__Exercise brief__
Write the lines out exactly as they stand, from the one containing "Reproduce this chart with Plotly." through the one containing "153.1, 165.5, 174.2]", and only those. Omit pictures.

□ □ □ □ □

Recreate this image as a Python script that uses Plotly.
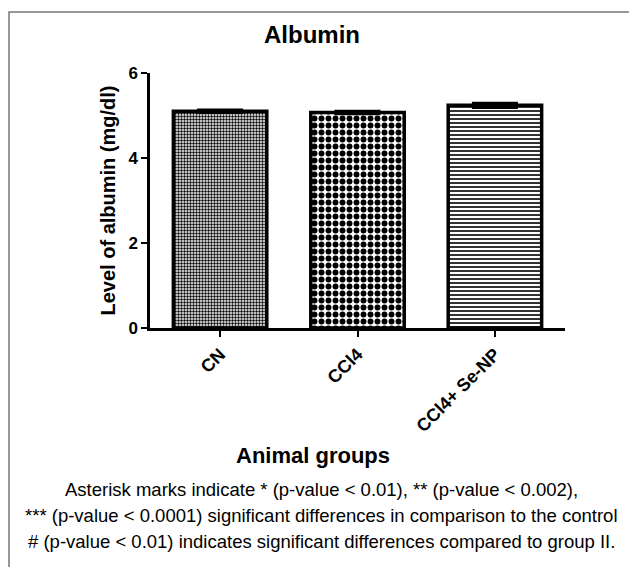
import plotly.graph_objects as go

# ---- data ----
groups = ["CN", "CCl4", "CCl4+ Se-NP"]
albumin = [5.10, 5.07, 5.24]
sem = [0.03, 0.03, 0.05]
y_ticks = [0, 2, 4, 6]

title_text = "Albumin"
y_title = "Level of albumin (mg/dl)"
x_title = "Animal groups"
caption = [
    "Asterisk marks indicate * (p-value < 0.01), ** (p-value < 0.002),",
    "*** (p-value < 0.0001) significant differences in comparison to the control",
    "# (p-value < 0.01) indicates significant differences compared to group II.",
]

# ---- layout geometry (pixels) ----
W, H = 629, 567
L, R, T, B = 150, 565, 73, 328
pw, ph = R - L, B - T


def px(x):
    return (x - L) / pw


def py(y):
    return (B - y) / ph


patterns = [
    dict(shape=".", size=3, solidity=0.5, fgcolor="black", bgcolor="white",
         fgopacity=1, fillmode="replace"),
    dict(shape=".", size=7, solidity=0.55, fgcolor="black", bgcolor="white",
         fgopacity=1, fillmode="replace"),
    dict(shape="-", size=4, solidity=0.4, fgcolor="black", bgcolor="white",
         fgopacity=1, fillmode="replace"),
]

fig = go.Figure()
for g, v, e, p in zip(groups, albumin, sem, patterns):
    fig.add_trace(go.Bar(
        x=[g], y=[v],
        width=0.68,
        marker=dict(color="white", line=dict(color="black", width=3.5), pattern=p),
        error_y=dict(type="data", array=[e], visible=True, color="black",
                     thickness=3, width=23),
        showlegend=False,
    ))

font_main = "Liberation Sans, Arial, sans-serif"

fig.update_layout(
    width=W, height=H,
    margin=dict(l=L, r=W - R, t=T, b=H - B),
    paper_bgcolor="white", plot_bgcolor="white",
    font=dict(family=font_main, color="black"),
    title=dict(text="<b>%s</b>" % title_text, x=312 / W, xanchor="center",
               y=1 - 35 / H, yanchor="middle", font=dict(size=24)),
    bargap=0.3,
    xaxis=dict(
        range=[-0.51, 2.51], showline=True, linecolor="black", linewidth=2.5,
        ticks="outside", ticklen=6, tickwidth=2, tickcolor="black",
        tickangle=-45, tickfont=dict(size=18, family=font_main),
        tickvals=groups, ticktext=["<b>%s</b>" % g for g in groups],
        showgrid=False, zeroline=False, fixedrange=True,
    ),
    yaxis=dict(
        range=[0, 6], tickvals=y_ticks,
        ticktext=["<b>%d</b>" % t for t in y_ticks],
        showline=True, linecolor="black", linewidth=2.5,
        ticks="outside", ticklen=6, tickwidth=2, tickcolor="black",
        tickfont=dict(size=17, family=font_main),
        showgrid=False, zeroline=False,
        title=dict(text="<b>%s</b>" % y_title, font=dict(size=20), standoff=8),
    ),
)

# x axis title
fig.add_annotation(text="<b>%s</b>" % x_title, xref="paper", yref="paper",
                   x=px(313), y=py(455), xanchor="center", yanchor="middle",
                   showarrow=False, font=dict(size=22))

# caption lines
for line, yy in zip(caption, [489, 515, 541]):
    fig.add_annotation(text=line, xref="paper", yref="paper",
                       x=px(321), y=py(yy), xanchor="center", yanchor="middle",
                       showarrow=False, font=dict(size=18.5, family=font_main))

# frame
fig.add_shape(type="rect", xref="paper", yref="paper",
              x0=px(9), x1=px(660), y0=py(600), y1=py(12),
              line=dict(color="#777777", width=1.5), layer="below")

fig.write_html("out.html")
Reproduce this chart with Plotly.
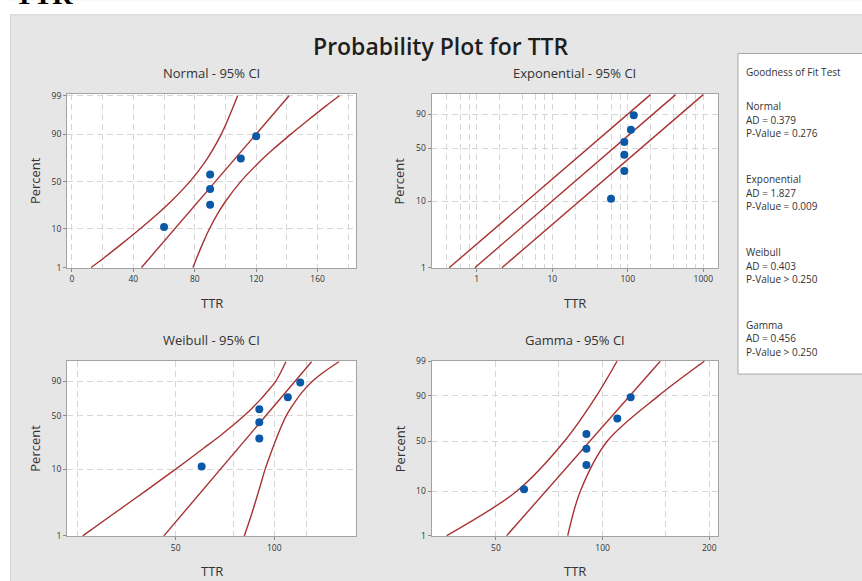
import math
from statistics import NormalDist
import plotly.graph_objects as go

# ---------------- data ----------------
ttr = [60, 90, 90, 90, 110, 120]
pct = [10.9, 26.6, 42.2, 57.8, 73.4, 89.1]

fit_pct = [1, 99]

normal_fit = [45.3, 141.4]
normal_ci_pct = [1, 2, 5, 10, 20, 30, 50, 70, 80, 90, 95, 98, 99]
normal_lo = [12.5, 21.2, 33.6, 44.3, 56.6, 64.8, 76.8, 86.5, 91.4, 97.2, 101.2, 105.3, 107.9]
normal_hi = [78.8, 81.4, 85.5, 89.5, 95.3, 100.2, 109.9, 121.9, 130.1, 142.4, 153.1, 165.5, 174.2]

expo_fit = [0.94, 430]
expo_lo = [0.43, 200]
expo_hi = [2.15, 1000]

weib_fit = [46.0, 130.0]
weib_ci_pct = [1, 2, 5, 10, 20, 30, 50, 70, 80, 90, 95, 99]
weib_lo = [26.0, 31.6, 41.0, 50.0, 61.1, 69.1, 81.0, 90.5, 95.2, 101.0, 104.0, 108.5]
weib_hi = [81.0, 84.9, 89.9, 93.8, 99.0, 102.6, 108.8, 116.8, 122.0, 130.5, 139.0, 157.5]

gamma_fit = [53.6, 145.4]
gamma_ci_pct = [1, 10, 50, 90, 99]
gamma_lo = [36.3, 57.2, 78.0, 96.2, 109.8]
gamma_hi = [79.7, 86.5, 103.0, 144.0, 193.6]

gof_names = ["Normal", "Exponential", "Weibull", "Gamma"]
gof_ad = ["0.379", "1.827", "0.403", "0.456"]
gof_p = ["= 0.276", "= 0.009", "> 0.250", "> 0.250"]

y_ticks_4 = [1, 10, 50, 90]
y_ticks_5 = [1, 10, 50, 90, 99]

GAMMA_SHAPE = 22.3

# ---------------- probability-scale transforms ----------------
_nd = NormalDist()


def t_norm(p):
    return _nd.inv_cdf(p / 100.0)


def t_sev(p):
    return math.log(-math.log(1 - p / 100.0))


def gamma_cdf(x, a):
    if x <= 0:
        return 0.0
    term = 1.0 / a
    s = term
    n = 1
    while n < 2000:
        term *= x / (a + n)
        s += term
        if term < s * 1e-14:
            break
        n += 1
    return s * math.exp(-x + a * math.log(x) - math.lgamma(a))


def gamma_ppf(p, a):
    lo, hi = 1e-9, a * 20
    for _ in range(200):
        mid = 0.5 * (lo + hi)
        if gamma_cdf(mid, a) < p:
            lo = mid
        else:
            hi = mid
    return 0.5 * (lo + hi)


def t_gam(p):
    return math.log(gamma_ppf(p / 100.0, GAMMA_SHAPE))


# ---------------- geometry helpers ----------------
W, H = 862, 581
# the photographed page shows the figure slightly shifted / squeezed vertically;
# positions below are given in reference-picture pixels and mapped back here
V_OFF, V_SC = 4.4, 0.9825


def fx(px):
    return px / W


def fy(py):
    return 1 - ((py - V_OFF) / V_SC) / H


RED = "#a83232"
BLUE = "#0a58a8"
GRID = "#d6d6d6"
DASH = "6px,4px"
AXLINE = "#a3a3a3"
TXT = "#333333"
FONT = "Open Sans"

fig = go.Figure()


def add_panel(idx, tf, fit, ci_sets):
    xa = "x" if idx == 1 else f"x{idx}"
    ya = "y" if idx == 1 else f"y{idx}"
    for ppct, xs in ci_sets:
        fig.add_trace(go.Scatter(x=xs, y=[tf(p) for p in ppct], mode="lines",
                                 line=dict(color=RED, width=1.4, shape="spline", smoothing=0.9),
                                 xaxis=xa, yaxis=ya, hoverinfo="skip"))
    fig.add_trace(go.Scatter(x=fit, y=[tf(p) for p in fit_pct], mode="lines",
                             line=dict(color=RED, width=1.4), xaxis=xa, yaxis=ya, hoverinfo="skip"))
    fig.add_trace(go.Scatter(x=ttr, y=[tf(p) for p in pct], mode="markers",
                             marker=dict(color=BLUE, size=8), xaxis=xa, yaxis=ya))


add_panel(1, t_norm, normal_fit, [(normal_ci_pct, normal_lo), (normal_ci_pct, normal_hi)])
add_panel(2, t_sev, expo_fit, [(fit_pct, expo_lo), (fit_pct, expo_hi)])
add_panel(3, t_sev, weib_fit, [(weib_ci_pct, weib_lo), (weib_ci_pct, weib_hi)])
add_panel(4, t_gam, gamma_fit, [(gamma_ci_pct, gamma_lo), (gamma_ci_pct, gamma_hi)])

# plot-area pixel boxes (reference pixels)
LX = (67, 356)
RX = (431.5, 718)
TY = (92.5, 267)
BY = (360, 535.5)

common = dict(showline=True, mirror=True, linecolor=AXLINE, linewidth=1,
              showgrid=True, gridcolor=GRID, griddash=DASH, gridwidth=1,
              zeroline=False, ticks="outside", ticklen=3, tickcolor="#8a8a8a",
              tickfont=dict(size=8.5, color=TXT, family=FONT))

minor_common = dict(showgrid=True, gridcolor=GRID, griddash=DASH, gridwidth=1, ticks="")

layout_axes = {}
# Normal
layout_axes["xaxis"] = dict(common, domain=[fx(LX[0]), fx(LX[1])], anchor="y",
                            range=[-3.2, 185], tickmode="array", tickvals=[0, 40, 80, 120, 160],
                            minor=dict(minor_common, tickmode="array",
                                       tickvals=[20, 60, 100, 140, 180]))
layout_axes["yaxis"] = dict(common, domain=[fy(TY[1]), fy(TY[0])], anchor="x",
                            range=[-2.345, 2.375], tickmode="array",
                            tickvals=[t_norm(v) for v in y_ticks_5],
                            ticktext=[str(v) for v in y_ticks_5])
# Exponential
exp_minor = []
for d in [0.1, 1, 10, 100, 1000]:
    for m in [2, 4, 6, 8]:
        exp_minor.append(d * m)
layout_axes["xaxis2"] = dict(common, domain=[fx(RX[0]), fx(RX[1])], anchor="y2", type="log",
                             range=[-0.600, 3.195], tickmode="array", tickvals=[1, 10, 100, 1000],
                             ticktext=["1", "10", "100", "1000"],
                             minor=dict(minor_common, tickmode="array", tickvals=exp_minor))
layout_axes["yaxis2"] = dict(common, domain=[fy(TY[1]), fy(TY[0])], anchor="x2",
                             range=[-4.615, 1.55], tickmode="array",
                             tickvals=[t_sev(v) for v in y_ticks_4],
                             ticktext=[str(v) for v in y_ticks_4])
# Weibull
layout_axes["xaxis3"] = dict(common, domain=[fx(LX[0]), fx(LX[1])], anchor="y3", type="log",
                             range=[1.367, 2.2495], tickmode="array", tickvals=[50, 100],
                             ticktext=["50", "100"],
                             minor=dict(minor_common, tickmode="array", tickvals=[25, 75, 125]))
layout_axes["yaxis3"] = dict(common, domain=[fy(BY[1]), fy(BY[0])], anchor="x3",
                             range=[-4.615, 1.55], tickmode="array",
                             tickvals=[t_sev(v) for v in y_ticks_4],
                             ticktext=[str(v) for v in y_ticks_4])
# Gamma
layout_axes["xaxis4"] = dict(common, domain=[fx(RX[0]), fx(RX[1])], anchor="y4", type="log",
                             range=[1.517, 2.3256], tickmode="array", tickvals=[50, 100, 200],
                             ticktext=["50", "100", "200"],
                             minor=dict(minor_common, tickmode="array", tickvals=[75, 150]))
layout_axes["yaxis4"] = dict(common, domain=[fy(BY[1]), fy(BY[0])], anchor="x4",
                             range=[t_gam(1) - 0.004, t_gam(99) + 0.001], tickmode="array",
                             tickvals=[t_gam(v) for v in y_ticks_5],
                             ticktext=[str(v) for v in y_ticks_5])

ann = []


def text(xp, yp, s, size, color=TXT, xanchor="center", yanchor="middle", angle=0,
         family=FONT, weight="normal", yraw=None):
    ann.append(dict(x=fx(xp), y=fy(yp) if yraw is None else yraw, xref="paper", yref="paper",
                    text=s, showarrow=False, xanchor=xanchor, yanchor=yanchor, textangle=angle,
                    font=dict(size=size, color=color, family=family, weight=weight)))


# cut-off heading at the very top of the screenshot
text(13, 0, "<b>TTR</b>", 28, color="#000000", xanchor="left", yanchor="bottom",
     family="Liberation Serif", yraw=1 - 6.5 / H)
text(441, 44, "Probability Plot for TTR", 23, color="#1e1e1e", weight=600)

titles = ["Normal - 95% CI", "Exponential - 95% CI", "Weibull - 95% CI", "Gamma - 95% CI"]
boxes = [(LX, TY), (RX, TY), (LX, BY), (RX, BY)]
for t, (bx, by) in zip(titles, boxes):
    cx = (bx[0] + bx[1]) / 2
    text(cx, by[0] - 21, t, 13)
    text(cx, by[1] + 35, "TTR", 13)
    text(bx[0] - 32, (by[0] + by[1]) / 2, "Percent", 13, angle=-90)

# goodness of fit box text
text(744, 70.7, "Goodness of Fit Test", 10, xanchor="left")
for i, name in enumerate(gof_names):
    y0 = 105 + 73 * i
    text(744, y0, name, 10, xanchor="left")
    text(744, y0 + 13.3, "AD = " + gof_ad[i], 10, xanchor="left")
    text(744, y0 + 26.6, "P-Value " + gof_p[i], 10, xanchor="left")

shapes = [
    dict(type="rect", xref="paper", yref="paper", x0=0, x1=1, y0=fy(12.7), y1=1.01,
         fillcolor="white", line=dict(width=0), layer="below"),
    dict(type="rect", xref="paper", yref="paper", x0=0, x1=fx(10), y0=-0.01, y1=1.01,
         fillcolor="white", line=dict(width=0), layer="below"),
    dict(type="rect", xref="paper", yref="paper", x0=fx(10.5), x1=1.01, y0=-0.01, y1=fy(13.2),
         fillcolor="rgba(0,0,0,0)", line=dict(color="#d4d4d4", width=1), layer="below"),
    dict(type="rect", xref="paper", yref="paper", x0=fx(738), x1=1.02, y0=fy(373), y1=fy(52),
         fillcolor="white", line=dict(color="#a8a8a8", width=1), layer="below"),
]

fig.update_layout(
    width=W, height=H, margin=dict(l=0, r=0, t=0, b=0),
    paper_bgcolor="#e6e6e6", plot_bgcolor="white",
    showlegend=False, font=dict(family=FONT, color=TXT),
    annotations=ann, shapes=shapes, **layout_axes,
)

page_css = (
    "var s='margin:0;padding:0;overflow:hidden;';"
    "document.documentElement.style.cssText=s;document.body.style.cssText=s;"
)

fig.write_html("out.html", config={"displayModeBar": False}, post_script=page_css)
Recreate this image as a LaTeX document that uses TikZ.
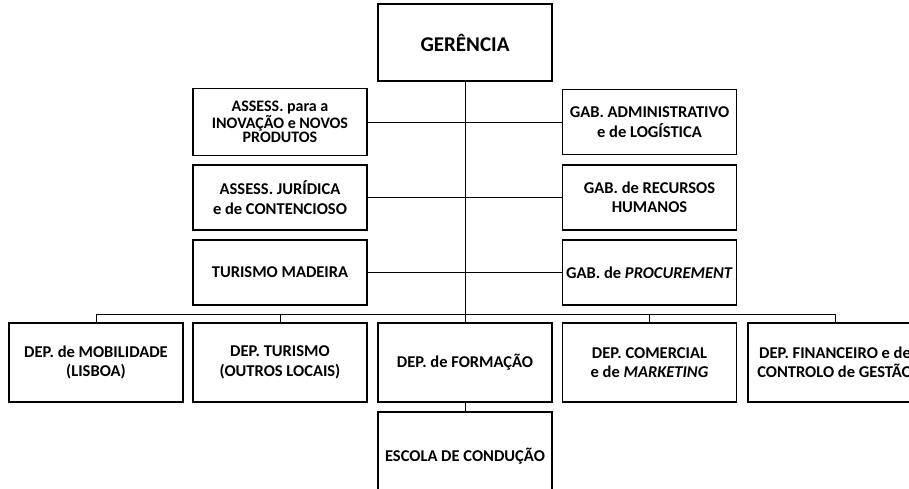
\documentclass[tikz,border=0pt]{standalone}
\usepackage{fontspec}
\setmainfont{Carlito}
\usepackage{tikz}
\usetikzlibrary{calc}
\def\boxW{174}
\def\lineThickness{(1.6pt)}
\def\connThickness{(0.9pt)}
\def\fScale{\fontsize{16.5}{19.5}\selectfont\bfseries}
\tikzset{unit/.style={draw=black,line width=\lineThickness,fill=white,minimum width=\boxW pt,inner sep=0,align=center,font=\fScale}}
\tikzset{conn/.style={black,line width=\connThickness,line cap=rect}}
\begin{document}
\begin{tikzpicture}[x=1pt,y=-1pt]
\useasboundingbox (0,0) rectangle (909,488);\clip (0,0) rectangle (909,488);
% top
\node[unit,minimum height=77pt,font=\fontsize{21}{24}\selectfont\bfseries] (ger) at (465,42.5) {GERÊNCIA};
% staff units, left and right
\node[unit,minimum height=67pt,font=\fontsize{16}{14.5}\selectfont\bfseries] (assI) at (280,122) {ASSESS. para a\\INOVAÇÃO e NOVOS\\PRODUTOS};
\node[unit,minimum height=65pt] (assJ) at (280,197.5) {ASSESS. JURÍDICA\\e de CONTENCIOSO};
\node[unit,minimum height=65pt] (tur) at (280,272.5) {TURISMO MADEIRA};
\node[unit,minimum height=65pt] (gabA) at (649.5,122) {GAB. ADMINISTRATIVO\\e de LOGÍSTICA};
\node[unit,minimum height=65pt] (gabR) at (649.5,197.5) {GAB. de RECURSOS\\HUMANOS};
\node[unit,minimum height=65pt] (gabP) at (649.5,272.5) {GAB. de \textit{PROCUREMENT}};
% departments
\node[unit,minimum height=79pt] (mob) at (96,362.5) {DEP. de MOBILIDADE\\(LISBOA)};
\node[unit,minimum height=79pt] (depT) at (280,362.5) {DEP. TURISMO\\(OUTROS LOCAIS)};
\node[unit,minimum height=79pt] (form) at (465,362.5) {DEP. de FORMAÇÃO};
\node[unit,minimum height=79pt] (com) at (649.5,362.5) {DEP. COMERCIAL\\e de \textit{MARKETING}};
\node[unit,minimum height=79pt] (fin) at (835,362.5) {DEP. FINANCEIRO e de\\CONTROLO de GESTÃO};
\node[unit,minimum height=88pt] (esc) at (465,456) {ESCOLA DE CONDUÇÃO};
% connectors
\draw[conn] (ger.south)--(form.north);
\draw[conn] (assI.east)--(gabA.west);\draw[conn] (assJ.east)--(gabR.west);\draw[conn] (tur.east)--(gabP.west);
\coordinate (bus) at (465,314);
\draw[conn] (mob.north)--(mob.north|-bus)--(fin.north|-bus)--(fin.north);
\foreach\n in {depT,com}{\draw[conn] (\n.north)--(\n.north|-bus);};
\draw[conn] (form.south)--(esc.north);
\end{tikzpicture}
\end{document}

□ □ □ □ □

__Reply__
Reproduce this chart with Plotly.
import math
from statistics import NormalDist
import plotly.graph_objects as go

# ---------------- data ----------------
ttr = [60, 90, 90, 90, 110, 120]
pct = [10.9, 26.6, 42.2, 57.8, 73.4, 89.1]

fit_pct = [1, 99]

normal_fit = [45.3, 141.4]
normal_ci_pct = [1, 2, 5, 10, 20, 30, 50, 70, 80, 90, 95, 98, 99]
normal_lo = [12.5, 21.2, 33.6, 44.3, 56.6, 64.8, 76.8, 86.5, 91.4, 97.2, 101.2, 105.3, 107.9]
normal_hi = [78.8, 81.4, 85.5, 89.5, 95.3, 100.2, 109.9, 121.9, 130.1, 142.4, 153.1, 165.5, 174.2]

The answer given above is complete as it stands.